- **To be done**: Find how many lines hold the word "Rebuild". Give only the number.

Code that draws figures
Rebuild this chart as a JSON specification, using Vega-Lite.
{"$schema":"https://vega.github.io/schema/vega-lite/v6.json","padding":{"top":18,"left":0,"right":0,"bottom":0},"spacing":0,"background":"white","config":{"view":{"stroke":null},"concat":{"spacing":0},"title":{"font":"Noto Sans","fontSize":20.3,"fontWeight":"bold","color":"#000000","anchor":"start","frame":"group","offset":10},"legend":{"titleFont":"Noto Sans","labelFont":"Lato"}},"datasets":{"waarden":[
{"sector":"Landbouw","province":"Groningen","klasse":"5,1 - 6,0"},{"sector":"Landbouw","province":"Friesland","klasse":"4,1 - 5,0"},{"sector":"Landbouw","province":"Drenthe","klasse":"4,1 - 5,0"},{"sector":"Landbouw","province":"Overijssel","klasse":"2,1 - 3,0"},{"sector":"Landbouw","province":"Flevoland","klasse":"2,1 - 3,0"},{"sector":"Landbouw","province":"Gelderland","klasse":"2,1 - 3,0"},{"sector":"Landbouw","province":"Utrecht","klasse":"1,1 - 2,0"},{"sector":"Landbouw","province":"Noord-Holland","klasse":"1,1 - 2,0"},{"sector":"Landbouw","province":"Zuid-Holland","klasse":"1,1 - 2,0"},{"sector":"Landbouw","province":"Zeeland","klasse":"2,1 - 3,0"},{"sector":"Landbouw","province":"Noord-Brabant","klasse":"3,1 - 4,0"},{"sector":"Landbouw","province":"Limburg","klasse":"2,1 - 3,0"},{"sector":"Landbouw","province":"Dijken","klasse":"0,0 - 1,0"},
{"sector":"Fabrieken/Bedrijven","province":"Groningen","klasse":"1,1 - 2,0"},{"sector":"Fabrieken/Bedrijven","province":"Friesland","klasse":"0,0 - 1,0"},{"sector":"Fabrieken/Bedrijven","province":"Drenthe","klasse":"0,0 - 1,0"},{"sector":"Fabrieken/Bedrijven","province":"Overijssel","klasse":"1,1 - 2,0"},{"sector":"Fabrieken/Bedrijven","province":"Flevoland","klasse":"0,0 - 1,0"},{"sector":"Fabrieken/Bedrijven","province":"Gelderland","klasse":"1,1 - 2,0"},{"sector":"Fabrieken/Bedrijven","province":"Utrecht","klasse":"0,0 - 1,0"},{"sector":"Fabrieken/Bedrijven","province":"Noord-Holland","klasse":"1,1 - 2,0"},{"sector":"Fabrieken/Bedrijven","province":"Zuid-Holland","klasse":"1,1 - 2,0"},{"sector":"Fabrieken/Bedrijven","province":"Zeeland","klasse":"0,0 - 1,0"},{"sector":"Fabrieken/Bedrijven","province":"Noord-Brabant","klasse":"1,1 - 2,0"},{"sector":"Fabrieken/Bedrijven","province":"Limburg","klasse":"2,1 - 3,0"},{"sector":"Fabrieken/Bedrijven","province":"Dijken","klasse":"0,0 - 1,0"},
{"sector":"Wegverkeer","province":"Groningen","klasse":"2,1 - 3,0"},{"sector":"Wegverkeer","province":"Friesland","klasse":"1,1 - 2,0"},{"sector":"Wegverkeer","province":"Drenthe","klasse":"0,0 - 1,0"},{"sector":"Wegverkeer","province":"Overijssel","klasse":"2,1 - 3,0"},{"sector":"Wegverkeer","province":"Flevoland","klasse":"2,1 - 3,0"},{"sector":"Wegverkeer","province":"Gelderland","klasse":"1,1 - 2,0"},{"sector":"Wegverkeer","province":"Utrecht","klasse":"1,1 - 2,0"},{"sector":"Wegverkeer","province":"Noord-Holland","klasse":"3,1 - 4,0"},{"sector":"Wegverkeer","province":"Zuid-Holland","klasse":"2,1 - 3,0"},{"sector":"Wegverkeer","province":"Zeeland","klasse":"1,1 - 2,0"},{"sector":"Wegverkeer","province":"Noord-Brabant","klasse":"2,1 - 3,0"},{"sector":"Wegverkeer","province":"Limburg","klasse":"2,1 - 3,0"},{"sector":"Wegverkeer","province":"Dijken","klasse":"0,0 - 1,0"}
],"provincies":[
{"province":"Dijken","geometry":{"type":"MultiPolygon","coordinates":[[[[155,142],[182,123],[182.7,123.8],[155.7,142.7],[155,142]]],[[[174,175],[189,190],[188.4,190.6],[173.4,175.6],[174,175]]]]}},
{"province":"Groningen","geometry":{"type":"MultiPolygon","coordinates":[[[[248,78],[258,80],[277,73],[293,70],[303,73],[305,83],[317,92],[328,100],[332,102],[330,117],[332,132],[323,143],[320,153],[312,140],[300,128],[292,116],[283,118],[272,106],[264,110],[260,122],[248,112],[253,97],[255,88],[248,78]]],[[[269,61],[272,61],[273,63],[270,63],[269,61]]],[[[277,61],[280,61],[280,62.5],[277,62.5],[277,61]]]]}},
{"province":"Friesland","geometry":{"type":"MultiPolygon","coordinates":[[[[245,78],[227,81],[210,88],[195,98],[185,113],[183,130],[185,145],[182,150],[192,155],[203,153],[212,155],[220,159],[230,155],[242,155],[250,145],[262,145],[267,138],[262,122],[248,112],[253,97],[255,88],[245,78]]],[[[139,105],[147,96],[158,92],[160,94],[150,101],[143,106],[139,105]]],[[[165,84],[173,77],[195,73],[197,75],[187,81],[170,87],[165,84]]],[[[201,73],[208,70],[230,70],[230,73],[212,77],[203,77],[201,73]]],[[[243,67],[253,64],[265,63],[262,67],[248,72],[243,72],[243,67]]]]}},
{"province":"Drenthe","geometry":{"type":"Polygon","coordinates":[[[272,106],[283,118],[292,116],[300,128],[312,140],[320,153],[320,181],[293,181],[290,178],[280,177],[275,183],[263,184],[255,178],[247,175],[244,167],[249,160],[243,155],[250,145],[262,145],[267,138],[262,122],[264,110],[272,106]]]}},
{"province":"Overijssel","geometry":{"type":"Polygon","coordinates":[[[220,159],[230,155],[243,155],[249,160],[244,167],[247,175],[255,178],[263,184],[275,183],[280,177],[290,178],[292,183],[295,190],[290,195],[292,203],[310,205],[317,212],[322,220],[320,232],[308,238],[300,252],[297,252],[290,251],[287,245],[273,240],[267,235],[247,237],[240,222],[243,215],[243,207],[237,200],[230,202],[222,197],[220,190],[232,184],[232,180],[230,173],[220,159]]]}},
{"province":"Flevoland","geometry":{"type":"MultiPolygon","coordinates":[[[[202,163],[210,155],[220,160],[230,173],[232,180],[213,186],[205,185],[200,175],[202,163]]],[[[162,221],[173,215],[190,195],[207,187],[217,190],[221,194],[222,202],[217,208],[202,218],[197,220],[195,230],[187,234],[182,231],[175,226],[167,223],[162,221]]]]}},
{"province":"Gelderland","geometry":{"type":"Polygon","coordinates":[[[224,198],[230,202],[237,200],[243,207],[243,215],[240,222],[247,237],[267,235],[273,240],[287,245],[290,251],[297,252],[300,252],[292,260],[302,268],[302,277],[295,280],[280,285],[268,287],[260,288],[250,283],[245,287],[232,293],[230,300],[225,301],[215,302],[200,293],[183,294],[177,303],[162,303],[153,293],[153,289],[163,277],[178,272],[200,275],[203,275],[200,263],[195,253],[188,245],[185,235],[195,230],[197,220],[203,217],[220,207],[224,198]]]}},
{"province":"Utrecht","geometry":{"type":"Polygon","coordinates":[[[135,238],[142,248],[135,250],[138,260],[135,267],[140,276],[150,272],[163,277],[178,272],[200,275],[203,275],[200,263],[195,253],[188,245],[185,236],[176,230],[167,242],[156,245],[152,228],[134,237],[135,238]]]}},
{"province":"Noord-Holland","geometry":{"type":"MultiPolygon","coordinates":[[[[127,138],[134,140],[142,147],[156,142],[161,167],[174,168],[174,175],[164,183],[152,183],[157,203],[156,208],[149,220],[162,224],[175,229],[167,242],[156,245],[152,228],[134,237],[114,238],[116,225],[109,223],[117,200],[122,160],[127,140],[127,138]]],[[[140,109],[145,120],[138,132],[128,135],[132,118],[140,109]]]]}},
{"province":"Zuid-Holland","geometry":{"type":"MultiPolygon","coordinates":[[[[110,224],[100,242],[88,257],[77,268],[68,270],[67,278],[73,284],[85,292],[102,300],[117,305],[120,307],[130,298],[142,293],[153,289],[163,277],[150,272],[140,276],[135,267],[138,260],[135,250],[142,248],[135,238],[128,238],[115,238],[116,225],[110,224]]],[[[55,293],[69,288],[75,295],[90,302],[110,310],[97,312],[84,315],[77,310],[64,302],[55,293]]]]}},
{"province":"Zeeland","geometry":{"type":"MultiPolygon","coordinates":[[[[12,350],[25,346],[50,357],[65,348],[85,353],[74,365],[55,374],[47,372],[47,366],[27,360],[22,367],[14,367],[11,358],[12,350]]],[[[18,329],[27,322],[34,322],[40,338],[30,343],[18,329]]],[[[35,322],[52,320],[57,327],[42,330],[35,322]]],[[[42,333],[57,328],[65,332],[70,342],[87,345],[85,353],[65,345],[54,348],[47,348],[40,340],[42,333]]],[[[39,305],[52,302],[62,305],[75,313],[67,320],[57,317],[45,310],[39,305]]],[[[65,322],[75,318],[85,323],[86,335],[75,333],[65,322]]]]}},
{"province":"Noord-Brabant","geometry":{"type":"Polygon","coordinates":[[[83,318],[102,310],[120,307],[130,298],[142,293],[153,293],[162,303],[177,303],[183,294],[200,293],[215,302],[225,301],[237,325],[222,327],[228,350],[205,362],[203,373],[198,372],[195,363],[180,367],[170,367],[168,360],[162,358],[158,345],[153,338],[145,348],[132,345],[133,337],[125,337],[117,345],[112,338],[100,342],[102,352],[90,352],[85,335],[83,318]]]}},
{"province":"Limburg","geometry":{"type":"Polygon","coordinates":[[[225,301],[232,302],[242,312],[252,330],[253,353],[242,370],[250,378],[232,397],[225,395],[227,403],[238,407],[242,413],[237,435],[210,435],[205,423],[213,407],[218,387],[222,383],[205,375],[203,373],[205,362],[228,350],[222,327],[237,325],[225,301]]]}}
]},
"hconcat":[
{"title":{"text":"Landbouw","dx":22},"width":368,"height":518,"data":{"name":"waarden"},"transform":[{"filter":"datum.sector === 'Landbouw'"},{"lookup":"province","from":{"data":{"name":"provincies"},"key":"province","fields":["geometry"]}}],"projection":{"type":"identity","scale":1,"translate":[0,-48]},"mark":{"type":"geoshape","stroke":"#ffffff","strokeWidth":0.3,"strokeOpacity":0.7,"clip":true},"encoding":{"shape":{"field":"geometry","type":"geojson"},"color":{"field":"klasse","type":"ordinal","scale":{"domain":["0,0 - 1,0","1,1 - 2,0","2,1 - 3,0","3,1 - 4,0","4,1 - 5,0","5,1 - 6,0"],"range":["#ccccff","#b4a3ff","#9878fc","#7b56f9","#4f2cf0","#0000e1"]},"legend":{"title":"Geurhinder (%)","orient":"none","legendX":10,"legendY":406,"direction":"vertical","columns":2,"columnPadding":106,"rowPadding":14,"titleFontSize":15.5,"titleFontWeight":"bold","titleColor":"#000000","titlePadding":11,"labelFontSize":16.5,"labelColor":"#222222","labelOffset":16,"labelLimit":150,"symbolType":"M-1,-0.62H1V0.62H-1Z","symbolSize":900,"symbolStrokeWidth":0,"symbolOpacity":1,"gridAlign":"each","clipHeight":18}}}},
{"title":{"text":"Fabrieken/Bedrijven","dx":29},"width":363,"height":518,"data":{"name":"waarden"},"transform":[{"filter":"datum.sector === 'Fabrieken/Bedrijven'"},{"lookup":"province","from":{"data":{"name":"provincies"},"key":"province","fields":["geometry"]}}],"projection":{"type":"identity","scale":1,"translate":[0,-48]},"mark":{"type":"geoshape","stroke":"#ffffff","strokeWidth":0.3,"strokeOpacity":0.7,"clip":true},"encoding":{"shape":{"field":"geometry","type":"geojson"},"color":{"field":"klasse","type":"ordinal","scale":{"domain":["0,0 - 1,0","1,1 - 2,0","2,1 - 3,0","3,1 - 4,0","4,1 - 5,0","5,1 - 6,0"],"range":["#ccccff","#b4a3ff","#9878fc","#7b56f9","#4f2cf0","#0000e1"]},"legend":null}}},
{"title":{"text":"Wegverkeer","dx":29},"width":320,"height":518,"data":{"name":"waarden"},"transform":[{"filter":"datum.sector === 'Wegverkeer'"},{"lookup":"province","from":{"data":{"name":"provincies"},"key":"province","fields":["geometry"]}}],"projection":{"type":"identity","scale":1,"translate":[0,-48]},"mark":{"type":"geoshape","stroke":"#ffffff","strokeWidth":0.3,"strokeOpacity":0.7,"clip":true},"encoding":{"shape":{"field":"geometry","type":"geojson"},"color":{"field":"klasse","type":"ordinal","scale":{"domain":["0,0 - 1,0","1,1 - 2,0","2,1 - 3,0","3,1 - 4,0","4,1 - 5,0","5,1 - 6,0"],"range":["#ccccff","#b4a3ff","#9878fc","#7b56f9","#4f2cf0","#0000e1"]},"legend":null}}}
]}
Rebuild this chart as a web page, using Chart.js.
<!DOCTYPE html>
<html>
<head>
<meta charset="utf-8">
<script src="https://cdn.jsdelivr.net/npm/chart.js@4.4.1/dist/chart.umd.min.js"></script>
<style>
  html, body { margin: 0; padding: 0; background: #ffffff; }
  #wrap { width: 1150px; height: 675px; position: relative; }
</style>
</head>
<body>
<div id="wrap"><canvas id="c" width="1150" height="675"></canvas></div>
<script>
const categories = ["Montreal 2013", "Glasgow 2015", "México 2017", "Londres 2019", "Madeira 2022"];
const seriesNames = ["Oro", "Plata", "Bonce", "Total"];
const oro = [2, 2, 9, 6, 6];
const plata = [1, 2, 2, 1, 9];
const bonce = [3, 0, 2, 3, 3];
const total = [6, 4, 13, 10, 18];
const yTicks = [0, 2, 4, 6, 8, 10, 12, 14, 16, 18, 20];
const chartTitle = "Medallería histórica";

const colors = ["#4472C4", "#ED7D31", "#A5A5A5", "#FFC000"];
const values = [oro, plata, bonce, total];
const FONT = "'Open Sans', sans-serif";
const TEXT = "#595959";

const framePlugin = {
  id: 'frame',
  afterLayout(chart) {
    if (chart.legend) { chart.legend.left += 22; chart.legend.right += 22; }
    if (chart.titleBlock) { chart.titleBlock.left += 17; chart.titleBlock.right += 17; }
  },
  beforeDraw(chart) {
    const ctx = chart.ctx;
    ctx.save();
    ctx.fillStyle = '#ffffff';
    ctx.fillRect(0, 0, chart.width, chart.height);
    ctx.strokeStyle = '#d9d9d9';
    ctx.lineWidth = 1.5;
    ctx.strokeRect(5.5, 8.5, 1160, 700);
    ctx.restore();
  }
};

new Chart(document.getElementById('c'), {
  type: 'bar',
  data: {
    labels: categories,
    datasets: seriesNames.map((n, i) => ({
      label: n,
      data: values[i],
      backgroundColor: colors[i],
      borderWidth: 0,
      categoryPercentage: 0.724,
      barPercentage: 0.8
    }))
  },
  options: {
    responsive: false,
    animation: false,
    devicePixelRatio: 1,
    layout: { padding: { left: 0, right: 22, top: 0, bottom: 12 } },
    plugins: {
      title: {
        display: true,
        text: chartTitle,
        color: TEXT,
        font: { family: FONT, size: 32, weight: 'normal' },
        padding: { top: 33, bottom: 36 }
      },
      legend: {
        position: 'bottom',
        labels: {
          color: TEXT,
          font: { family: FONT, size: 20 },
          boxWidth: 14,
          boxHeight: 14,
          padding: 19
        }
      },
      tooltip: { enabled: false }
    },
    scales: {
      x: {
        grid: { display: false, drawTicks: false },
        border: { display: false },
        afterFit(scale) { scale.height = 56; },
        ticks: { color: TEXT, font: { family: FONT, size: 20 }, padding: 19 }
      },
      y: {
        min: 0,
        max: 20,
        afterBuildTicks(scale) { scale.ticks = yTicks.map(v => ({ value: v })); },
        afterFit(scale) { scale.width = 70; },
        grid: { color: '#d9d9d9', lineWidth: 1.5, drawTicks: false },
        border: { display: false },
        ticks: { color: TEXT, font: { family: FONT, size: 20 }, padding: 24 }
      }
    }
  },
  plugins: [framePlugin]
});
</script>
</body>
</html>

- **Exercise output**: 2